Science:Math Exam Resources/Courses/MATH220/April 2011/Question 10 (b)/Solution 1

The sequence {a_n} is bounded, which means that there exists a real number M such that

${\displaystyle \displaystyle |a_{n}|\leq M\quad {\text{for all }}n\geq 1}$

Hence the supremum of all the numbers a_n is at most M and by definition of the numbers b_n we have that

${\displaystyle \displaystyle |b_{n}|\leq M\quad {\text{for all }}n\geq 1}$

or in other words, the sequence {b_n} is bounded as well. That sequence will be converging if it is decreasing, that is if

${\displaystyle \displaystyle b_{n+1}\leq b_{n}\quad {\text{for all }}n\geq 1}$

Which we can easily show to be true.
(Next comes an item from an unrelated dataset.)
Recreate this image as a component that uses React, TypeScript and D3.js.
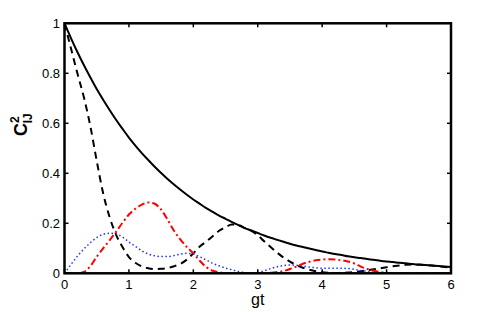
import * as d3 from "d3"
import { useMemo } from "react"

// gt sampled every 0.1 from 0 to 6
const gt: number[] = d3.range(0, 61).map((i) => i / 10)

// solid black: envelope
const envelope = [
  1.0, 0.941, 0.885, 0.833, 0.784, 0.737, 0.694, 0.653, 0.614, 0.578,
  0.543, 0.511, 0.481, 0.453, 0.426, 0.401, 0.377, 0.355, 0.334, 0.314,
  0.295, 0.278, 0.261, 0.246, 0.231, 0.218, 0.205, 0.193, 0.181, 0.171,
  0.161, 0.151, 0.142, 0.134, 0.126, 0.118, 0.111, 0.105, 0.099, 0.093,
  0.087, 0.082, 0.077, 0.073, 0.068, 0.064, 0.061, 0.057, 0.054, 0.05,
  0.047, 0.045, 0.042, 0.04, 0.037, 0.035, 0.033, 0.031, 0.029, 0.027,
  0.025,
]

// black dashed
const dashed = [
  1.0, 0.9, 0.8, 0.705, 0.59, 0.45, 0.32, 0.225, 0.155, 0.105,
  0.065, 0.042, 0.028, 0.02, 0.017, 0.018, 0.021, 0.028, 0.038, 0.055,
  0.08, 0.107, 0.127, 0.148, 0.17, 0.185, 0.195, 0.193, 0.181, 0.17,
  0.152, 0.128, 0.105, 0.083, 0.063, 0.047, 0.033, 0.022, 0.014, 0.008,
  0.004, 0.002, 0.001, 0.002, 0.003, 0.005, 0.008, 0.012, 0.016, 0.02,
  0.024, 0.028, 0.031, 0.034, 0.035, 0.034, 0.033, 0.031, 0.028, 0.025,
  0.022,
]

// red dash-dot
const dashDot = [
  0, 0, 0, 0.005, 0.028, 0.066, 0.1, 0.132, 0.166, 0.202,
  0.235, 0.258, 0.275, 0.283, 0.278, 0.255, 0.215, 0.17, 0.135, 0.105,
  0.08, 0.05, 0.025, 0.01, 0.004, 0, 0, 0, 0, 0,
  0, 0, 0.002, 0.005, 0.009, 0.017, 0.027, 0.038, 0.046, 0.052,
  0.055, 0.056, 0.055, 0.052, 0.047, 0.039, 0.027, 0.017, 0.01, 0.005,
  0.002, 0, 0, 0, 0, 0, 0, 0, 0, 0,
  0,
]

// blue dotted
const dotted = [
  0, 0.035, 0.068, 0.097, 0.122, 0.143, 0.156, 0.16, 0.157, 0.145,
  0.125, 0.108, 0.09, 0.077, 0.07, 0.067, 0.067, 0.071, 0.077, 0.08,
  0.077, 0.066, 0.053, 0.04, 0.03, 0.021, 0.014, 0.007, 0.003, 0.001,
  0.003, 0.01, 0.019, 0.026, 0.031, 0.033, 0.032, 0.029, 0.025, 0.022,
  0.02, 0.02, 0.02, 0.02, 0.019, 0.016, 0.011, 0.007, 0.004, 0.002,
  0, 0, 0, 0, 0, 0, 0, 0, 0, 0,
  0,
]

const xTicks = [0, 1, 2, 3, 4, 5, 6]
const yTicks = [0, 0.2, 0.4, 0.6, 0.8, 1]

const W = 498
const H = 312
const font = "'Liberation Sans', Arial, Helvetica, sans-serif"

export default function App() {
  const x = d3.scaleLinear().domain([0, 6]).range([64.5, 451])
  const y = d3.scaleLinear().domain([0, 1]).range([273.3, 23.3])

  const line = useMemo(
    () =>
      d3
        .line<number>()
        .x((_, i) => x(gt[i]))
        .y((d) => y(d))
        .curve(d3.curveMonotoneX),
    []
  )

  const series = [
    { v: envelope, stroke: "#000", width: 2, dash: undefined },
    { v: dashed, stroke: "#000", width: 2, dash: "7,5" },
    { v: dashDot, stroke: "#ff0000", width: 2, dash: "7,3,2,3" },
    { v: dotted, stroke: "#2233ff", width: 1.5, dash: "1.5,2.5" },
  ]

  const [x0, x1] = x.range()
  const [y0, y1] = y.range()

  return (
    <svg
      width={W}
      height={H}
      style={{ position: "absolute", left: 0, top: 0, background: "#fff" }}
    >
      <defs>
        <clipPath id="plot">
          <rect x={x0} y={y1} width={x1 - x0} height={y0 - y1} />
        </clipPath>
      </defs>
      <g clipPath="url(#plot)">
        {series.map((s, i) => (
          <path
            key={i}
            d={line(s.v) as string}
            fill="none"
            stroke={s.stroke}
            strokeWidth={s.width}
            strokeDasharray={s.dash}
          />
        ))}
      </g>

      {/* ticks, pointing inward on all four sides */}
      {xTicks.map((t) => (
        <g key={"x" + t}>
          <line x1={x(t)} x2={x(t)} y1={y0} y2={y0 - 4} stroke="#000" strokeWidth={1.5} />
          <line x1={x(t)} x2={x(t)} y1={y1} y2={y1 + 4} stroke="#000" strokeWidth={1.5} />
          <text x={x(t)} y={289} textAnchor="middle" fontSize={13} fontFamily={font}>
            {t}
          </text>
        </g>
      ))}
      {yTicks.map((t) => (
        <g key={"y" + t}>
          <line x1={x0} x2={x0 + 4} y1={y(t)} y2={y(t)} stroke="#000" strokeWidth={1.5} />
          <line x1={x1} x2={x1 - 4} y1={y(t)} y2={y(t)} stroke="#000" strokeWidth={1.5} />
          <text x={60} y={y(t) + 4.5} textAnchor="end" fontSize={13} fontFamily={font}>
            {t}
          </text>
        </g>
      ))}

      <rect x={x0} y={y1} width={x1 - x0} height={y0 - y1} fill="none" stroke="#000" strokeWidth={2.5} />

      <text x={(x0 + x1) / 2} y={305} textAnchor="middle" fontSize={16} fontFamily={font}>
        gt
      </text>

      <text
        transform="translate(27,136) rotate(-90)"
        fontSize={18}
        fontWeight="bold"
        fontFamily={font}
      >
        C
        <tspan fontSize={12} dy={-8}>2</tspan>
        <tspan fontSize={12} dx={-7} dy={13}>IJ</tspan>
      </text>
    </svg>
  )
}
Indeed, if we denote by

${\displaystyle \displaystyle B_{n}=\{a_{m}\mid m\in \mathbb {N} {\text{ s.t. }}m\geq n\}\quad {\text{for all }}n\geq 1}$

then

${\displaystyle \displaystyle b_{n}=\sup(B_{n})\quad {\text{for all }}n\geq 1}$

and clearly

${\displaystyle \displaystyle B_{n+1}\subseteq B_{n}\quad {\text{for all }}n\geq 1}$

and by part (a) we have that

${\displaystyle \displaystyle b_{n+1}=\sup(B_{n+1})\leq \sup(B_{n})=b_{n}}$

This concludes our proof.

Advanced note: We call the limit of this convergent sequence the limit superior of the original sequence {a_n}.